Write out the entire listing below exactly as it appears, minus any pictures.

─── Available data

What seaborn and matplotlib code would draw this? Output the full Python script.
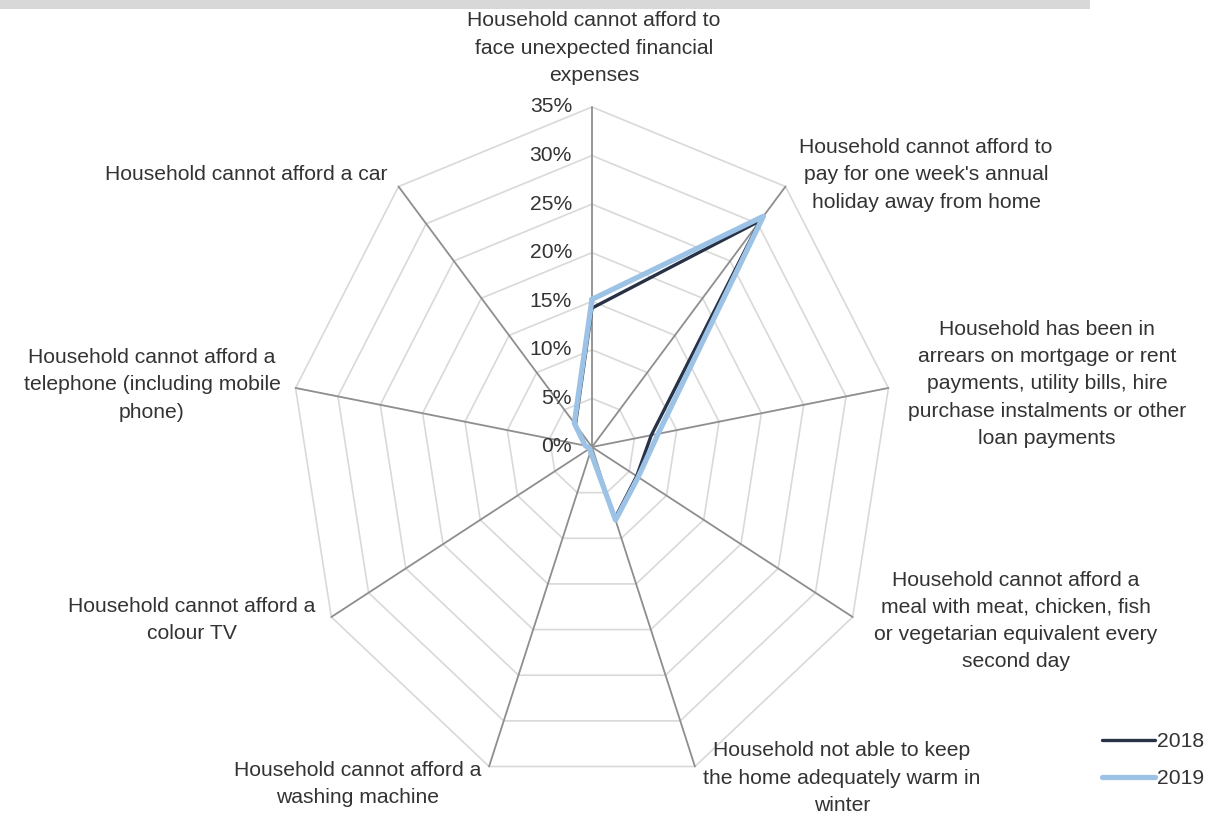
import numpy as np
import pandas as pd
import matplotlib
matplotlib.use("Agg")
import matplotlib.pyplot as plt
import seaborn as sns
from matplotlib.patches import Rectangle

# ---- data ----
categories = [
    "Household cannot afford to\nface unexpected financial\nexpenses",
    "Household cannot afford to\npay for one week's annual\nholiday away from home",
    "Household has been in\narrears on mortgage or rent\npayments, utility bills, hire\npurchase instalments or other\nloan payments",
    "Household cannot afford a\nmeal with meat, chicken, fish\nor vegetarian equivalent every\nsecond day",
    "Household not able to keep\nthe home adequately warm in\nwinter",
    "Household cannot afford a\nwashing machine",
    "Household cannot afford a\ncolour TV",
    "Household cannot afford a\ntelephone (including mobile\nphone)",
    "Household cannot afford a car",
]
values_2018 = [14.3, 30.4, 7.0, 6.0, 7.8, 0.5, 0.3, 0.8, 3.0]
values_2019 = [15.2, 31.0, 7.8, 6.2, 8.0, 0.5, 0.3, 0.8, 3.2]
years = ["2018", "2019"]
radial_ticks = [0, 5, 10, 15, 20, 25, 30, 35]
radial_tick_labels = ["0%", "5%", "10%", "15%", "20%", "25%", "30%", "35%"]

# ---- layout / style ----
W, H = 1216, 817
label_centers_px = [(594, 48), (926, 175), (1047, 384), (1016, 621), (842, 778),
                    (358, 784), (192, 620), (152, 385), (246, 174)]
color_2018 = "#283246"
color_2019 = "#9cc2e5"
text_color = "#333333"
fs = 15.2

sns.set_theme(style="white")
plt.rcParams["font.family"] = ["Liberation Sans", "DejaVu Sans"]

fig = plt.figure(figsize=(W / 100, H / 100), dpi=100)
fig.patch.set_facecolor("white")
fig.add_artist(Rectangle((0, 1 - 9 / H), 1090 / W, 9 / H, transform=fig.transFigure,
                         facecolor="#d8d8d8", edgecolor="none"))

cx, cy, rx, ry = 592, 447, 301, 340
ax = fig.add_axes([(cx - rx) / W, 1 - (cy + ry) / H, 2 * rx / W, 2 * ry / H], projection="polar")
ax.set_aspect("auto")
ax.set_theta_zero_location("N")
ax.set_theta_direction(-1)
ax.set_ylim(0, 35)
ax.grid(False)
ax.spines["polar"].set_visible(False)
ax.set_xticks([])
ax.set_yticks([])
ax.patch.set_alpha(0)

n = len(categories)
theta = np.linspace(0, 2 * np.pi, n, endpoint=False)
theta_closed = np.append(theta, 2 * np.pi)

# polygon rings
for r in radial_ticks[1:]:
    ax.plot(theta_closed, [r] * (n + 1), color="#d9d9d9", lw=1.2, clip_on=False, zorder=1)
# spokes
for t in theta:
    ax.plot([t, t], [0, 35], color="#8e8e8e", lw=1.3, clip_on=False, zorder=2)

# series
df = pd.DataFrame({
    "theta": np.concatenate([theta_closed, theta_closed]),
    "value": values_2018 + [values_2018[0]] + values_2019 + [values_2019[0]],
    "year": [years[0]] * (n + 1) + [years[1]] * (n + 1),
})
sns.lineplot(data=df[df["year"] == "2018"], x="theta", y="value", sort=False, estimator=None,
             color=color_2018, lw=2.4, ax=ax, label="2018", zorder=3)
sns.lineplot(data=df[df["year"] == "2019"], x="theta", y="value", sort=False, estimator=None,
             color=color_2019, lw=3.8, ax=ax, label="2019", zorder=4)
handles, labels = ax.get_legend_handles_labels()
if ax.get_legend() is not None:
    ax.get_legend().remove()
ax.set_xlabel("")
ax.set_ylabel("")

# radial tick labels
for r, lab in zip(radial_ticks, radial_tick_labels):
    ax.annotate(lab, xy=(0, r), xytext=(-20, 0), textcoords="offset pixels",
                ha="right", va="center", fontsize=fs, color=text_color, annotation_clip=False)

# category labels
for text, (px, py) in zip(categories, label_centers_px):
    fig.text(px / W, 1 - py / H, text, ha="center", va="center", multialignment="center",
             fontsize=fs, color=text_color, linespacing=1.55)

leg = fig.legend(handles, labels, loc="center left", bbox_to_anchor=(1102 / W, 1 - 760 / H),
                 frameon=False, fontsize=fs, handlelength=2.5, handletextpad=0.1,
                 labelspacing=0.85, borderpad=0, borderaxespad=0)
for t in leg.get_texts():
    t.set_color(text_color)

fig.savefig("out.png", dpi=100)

──────

▶ Finished exercise:
What seaborn and matplotlib code would draw this? Output the full Python script.
import numpy as np
import pandas as pd
import matplotlib
matplotlib.use("Agg")
import matplotlib.pyplot as plt
import seaborn as sns
from matplotlib.patches import Rectangle

# ---- data ----
categories = [
    "Household cannot afford to\nface unexpected financial\nexpenses",
    "Household cannot afford to\npay for one week's annual\nholiday away from home",
    "Household has been in\narrears on mortgage or rent\npayments, utility bills, hire\npurchase instalments or other\nloan payments",
    "Household cannot afford a\nmeal with meat, chicken, fish\nor vegetarian equivalent every\nsecond day",
    "Household not able to keep\nthe home adequately warm in\nwinter",
    "Household cannot afford a\nwashing machine",
    "Household cannot afford a\ncolour TV",
    "Household cannot afford a\ntelephone (including mobile\nphone)",
    "Household cannot afford a car",
]
values_2018 = [14.3, 30.4, 7.0, 6.0, 7.8, 0.5, 0.3, 0.8, 3.0]
values_2019 = [15.2, 31.0, 7.8, 6.2, 8.0, 0.5, 0.3, 0.8, 3.2]
years = ["2018", "2019"]
radial_ticks = [0, 5, 10, 15, 20, 25, 30, 35]
radial_tick_labels = ["0%", "5%", "10%", "15%", "20%", "25%", "30%", "35%"]

# ---- layout / style ----
W, H = 1216, 817
label_centers_px = [(594, 48), (926, 175), (1047, 384), (1016, 621), (842, 778),
                    (358, 784), (192, 620), (152, 385), (246, 174)]
color_2018 = "#283246"
color_2019 = "#9cc2e5"
text_color = "#333333"
fs = 15.2

sns.set_theme(style="white")
plt.rcParams["font.family"] = ["Liberation Sans", "DejaVu Sans"]

fig = plt.figure(figsize=(W / 100, H / 100), dpi=100)
fig.patch.set_facecolor("white")
fig.add_artist(Rectangle((0, 1 - 9 / H), 1090 / W, 9 / H, transform=fig.transFigure,
                         facecolor="#d8d8d8", edgecolor="none"))

cx, cy, rx, ry = 592, 447, 301, 340
ax = fig.add_axes([(cx - rx) / W, 1 - (cy + ry) / H, 2 * rx / W, 2 * ry / H], projection="polar")
ax.set_aspect("auto")
ax.set_theta_zero_location("N")
ax.set_theta_direction(-1)
ax.set_ylim(0, 35)
ax.grid(False)
ax.spines["polar"].set_visible(False)
ax.set_xticks([])
ax.set_yticks([])
ax.patch.set_alpha(0)

n = len(categories)
theta = np.linspace(0, 2 * np.pi, n, endpoint=False)
theta_closed = np.append(theta, 2 * np.pi)

# polygon rings
for r in radial_ticks[1:]:
    ax.plot(theta_closed, [r] * (n + 1), color="#d9d9d9", lw=1.2, clip_on=False, zorder=1)
# spokes
for t in theta:
    ax.plot([t, t], [0, 35], color="#8e8e8e", lw=1.3, clip_on=False, zorder=2)

# series
df = pd.DataFrame({
    "theta": np.concatenate([theta_closed, theta_closed]),
    "value": values_2018 + [values_2018[0]] + values_2019 + [values_2019[0]],
    "year": [years[0]] * (n + 1) + [years[1]] * (n + 1),
})
sns.lineplot(data=df[df["year"] == "2018"], x="theta", y="value", sort=False, estimator=None,
             color=color_2018, lw=2.4, ax=ax, label="2018", zorder=3)
sns.lineplot(data=df[df["year"] == "2019"], x="theta", y="value", sort=False, estimator=None,
             color=color_2019, lw=3.8, ax=ax, label="2019", zorder=4)
handles, labels = ax.get_legend_handles_labels()
if ax.get_legend() is not None:
    ax.get_legend().remove()
ax.set_xlabel("")
ax.set_ylabel("")

# radial tick labels
for r, lab in zip(radial_ticks, radial_tick_labels):
    ax.annotate(lab, xy=(0, r), xytext=(-20, 0), textcoords="offset pixels",
                ha="right", va="center", fontsize=fs, color=text_color, annotation_clip=False)

# category labels
for text, (px, py) in zip(categories, label_centers_px):
    fig.text(px / W, 1 - py / H, text, ha="center", va="center", multialignment="center",
             fontsize=fs, color=text_color, linespacing=1.55)

leg = fig.legend(handles, labels, loc="center left", bbox_to_anchor=(1102 / W, 1 - 760 / H),
                 frameon=False, fontsize=fs, handlelength=2.5, handletextpad=0.1,
                 labelspacing=0.85, borderpad=0, borderaxespad=0)
for t in leg.get_texts():
    t.set_color(text_color)

fig.savefig("out.png", dpi=100)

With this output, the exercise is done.